Parece manchete do jornal de ontem porque a ideia realmente não é nova. Sempre se falou do amor, muitas vezes como sendo o passe de mágica capaz de transformar dois em um. É exatamente esse o ponto de conclusão do estudo: se vocês se amam, os dois corações terão uma mesma batida, num só ritmo. Pelo menos é o que assegura um estudo da Universidade da Califórnia, que analisou o batimento cardíaco de 32 casais heterossexuais. Mulheres tendiam a ajustar seu batimento ao de seus parceiros mais do que o contrário, interpretado pelos pesquisadores como uma conexão emocional e empatia mais fortes.
O que causa confesso desconforto, ao menos a mim, é alguém se dedicar a traduzir em evidência um fato que bem que podia ficar só na poesia… O poeta poetou e o músico cantou que o coração do amante bate pelo do amado. É o encanto do amor que faz quem ama pensar que a vida é pequena para nela caberem tantas venturas; amor que lhe põe a beleza nos olhos e reveste o amante da potência bonita de agir com destemor de ser ridículo.

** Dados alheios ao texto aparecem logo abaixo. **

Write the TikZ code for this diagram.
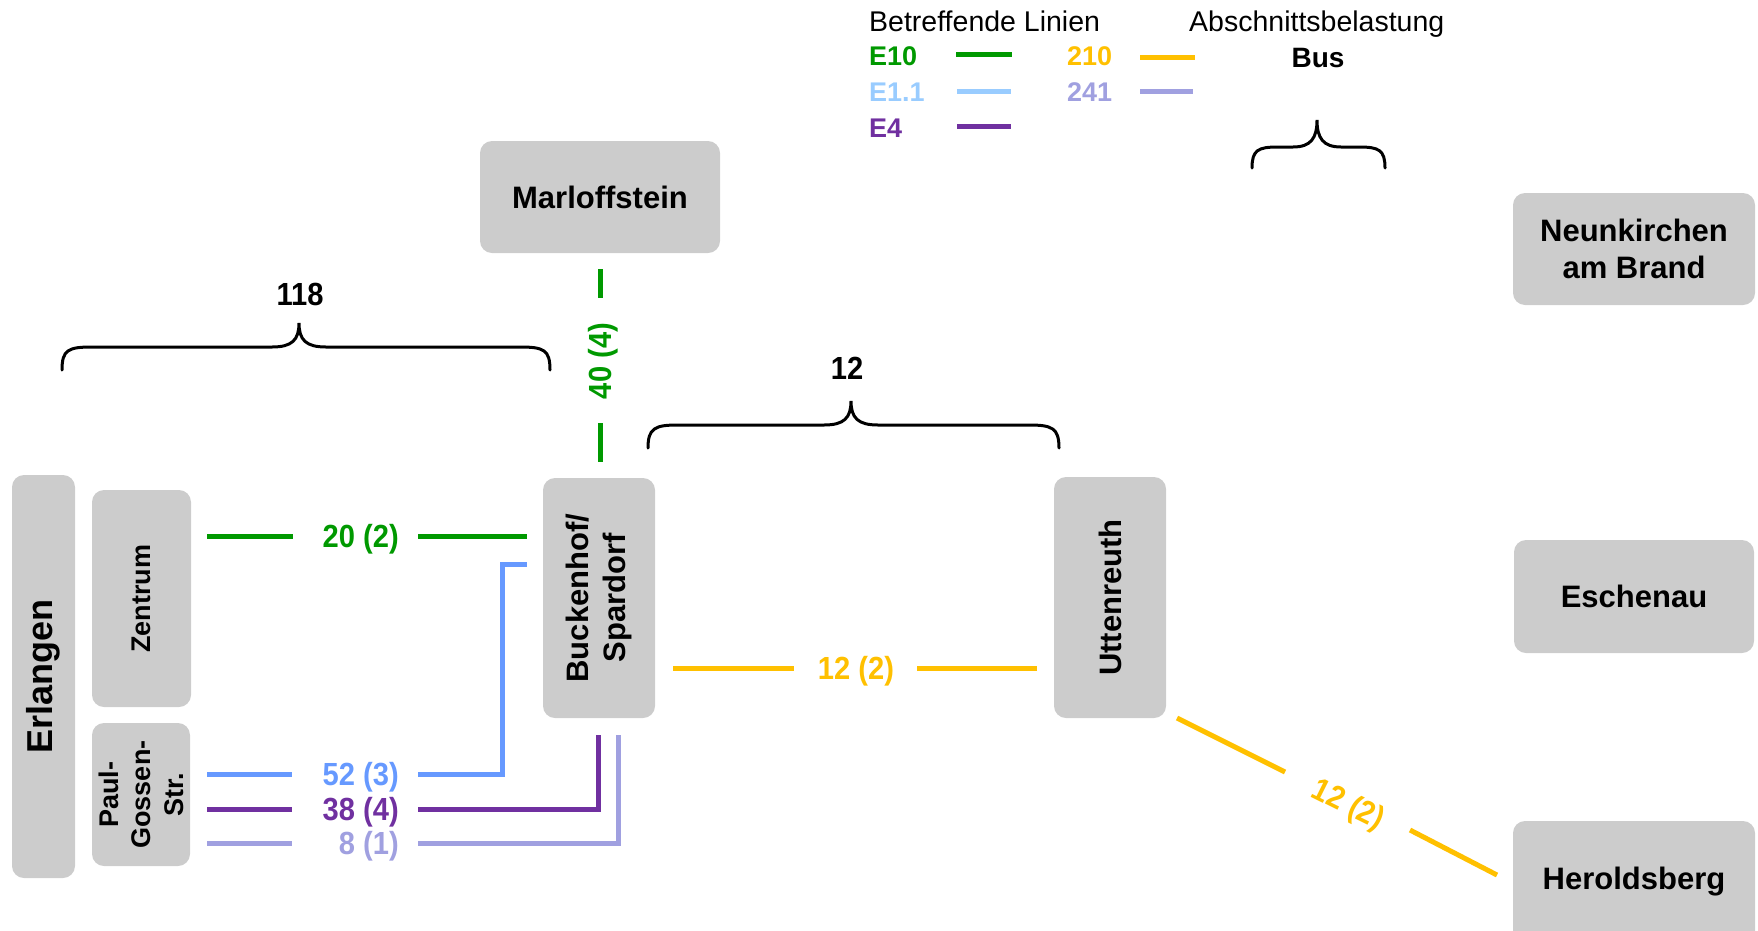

Não estaria de bom tamanho experimentar isso? Não poderíamos nos bastar com a vivência de que, quando o amor nos toca, prestamos atenção ao fato de que temos um coração, e que ele bate? Sim, porque o amor nos lembra de que estamos vivos e nos enche de gosto pela vida. Para que exigir que seja em sintonia?
O que vamos fazer agora? Andar com um monitor a tiracolo, um novo aplicativo ou algum “i-tumtum” para ajudar, pela afinidade das batidas, a encontrar as respostas: meu relacionamento tem muita ou pouca chance de dar certo? O outro mente quando diz que me ama? Ou, nos casos de maior desorientação: eu o amo ou não?

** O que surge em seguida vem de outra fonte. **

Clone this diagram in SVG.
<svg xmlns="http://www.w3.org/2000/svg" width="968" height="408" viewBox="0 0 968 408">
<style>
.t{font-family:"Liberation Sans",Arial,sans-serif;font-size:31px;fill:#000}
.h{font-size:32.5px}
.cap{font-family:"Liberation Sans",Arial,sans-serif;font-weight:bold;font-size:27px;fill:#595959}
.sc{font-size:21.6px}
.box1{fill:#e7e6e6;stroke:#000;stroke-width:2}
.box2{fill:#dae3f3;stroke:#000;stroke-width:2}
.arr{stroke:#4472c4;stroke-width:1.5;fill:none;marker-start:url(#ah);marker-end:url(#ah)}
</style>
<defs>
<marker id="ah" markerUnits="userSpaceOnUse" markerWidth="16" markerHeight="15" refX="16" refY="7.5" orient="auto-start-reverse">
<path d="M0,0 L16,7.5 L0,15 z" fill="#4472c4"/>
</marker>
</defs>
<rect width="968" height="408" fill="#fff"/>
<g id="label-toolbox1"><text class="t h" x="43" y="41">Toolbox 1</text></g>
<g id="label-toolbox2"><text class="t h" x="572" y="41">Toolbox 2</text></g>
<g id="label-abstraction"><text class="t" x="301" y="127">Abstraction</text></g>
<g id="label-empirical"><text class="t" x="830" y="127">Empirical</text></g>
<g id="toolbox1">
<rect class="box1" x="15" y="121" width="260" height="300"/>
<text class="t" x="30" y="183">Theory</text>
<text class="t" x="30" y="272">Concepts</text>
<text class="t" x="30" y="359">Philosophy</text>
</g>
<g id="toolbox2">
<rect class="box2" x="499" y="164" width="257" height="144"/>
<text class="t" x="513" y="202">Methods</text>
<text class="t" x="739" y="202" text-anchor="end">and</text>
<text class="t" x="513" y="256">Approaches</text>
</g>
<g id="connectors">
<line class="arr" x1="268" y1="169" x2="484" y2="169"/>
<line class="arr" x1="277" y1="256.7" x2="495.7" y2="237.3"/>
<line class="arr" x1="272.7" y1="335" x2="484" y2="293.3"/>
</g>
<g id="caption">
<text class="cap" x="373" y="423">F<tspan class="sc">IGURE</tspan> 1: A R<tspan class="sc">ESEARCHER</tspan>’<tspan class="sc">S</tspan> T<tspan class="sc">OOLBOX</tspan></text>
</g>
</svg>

O que um experimento como esse nos prova é o quanto o amor é difícil de ser suportado. Daí tentamos nos proteger dele e o quantificamos: “- Eu te amo. – Não, eu que te amo mais, veja meu monitor, meu coração bate mais acelerado que o seu. – Querida, você não se lembra que sou desritmado?!”. Ai que saudade do Tom, que eternizou a lembrança do amor-bossa nova, ao lembrar que “os desafinados também têm um coração”!

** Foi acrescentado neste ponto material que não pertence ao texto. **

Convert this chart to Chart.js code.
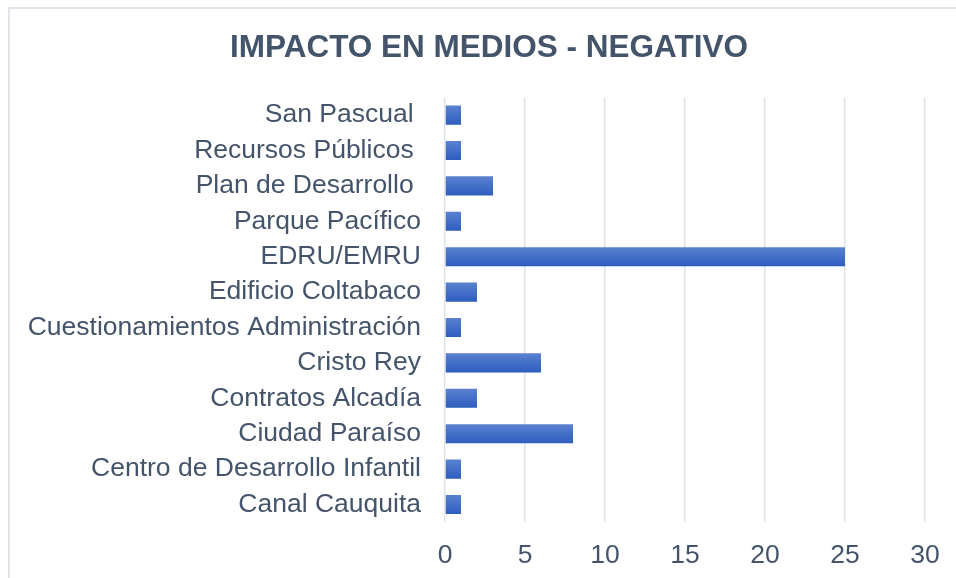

A busca da outra metade igual no amor está absolutamente distante do que vem sendo trabalhado pelos que pensam as novas relações na pós-modernidade, como Jorge Forbes e Luc Ferry. Não mais convencida do ideal de completude do amor, uma pessoa pode dizer que ama aquele (ou aquilo) pelo que sacrifica a vida. Como quem diz “não te quero para preencher o que falta em mim, mas posso dizer que te amo porque sou capaz de te dar algo de mim, que me é caro”. Tem uma diferença importante aí. Não é um amor expectante, mas da criação.
Podemos simplesmente ficar no simples: “sinto você, sinto algo quando estou com você, eu me sinto quando estou com você”. Já é o bastante para ser vivido, e arriscado, é claro.
Não precisamos ser obscenos, de ir olhar o que há atrás das cortinas. Porque o amor não está no músculo-bomba de sangue. É preciso não ir muito além. Não tem romantismo que resista a isso!
Helainy Andrade é psicanalista em Varginha-MG e pesquisadora na Clínica de Psicanálise do Centro de Estudos do Genoma Humano da USP.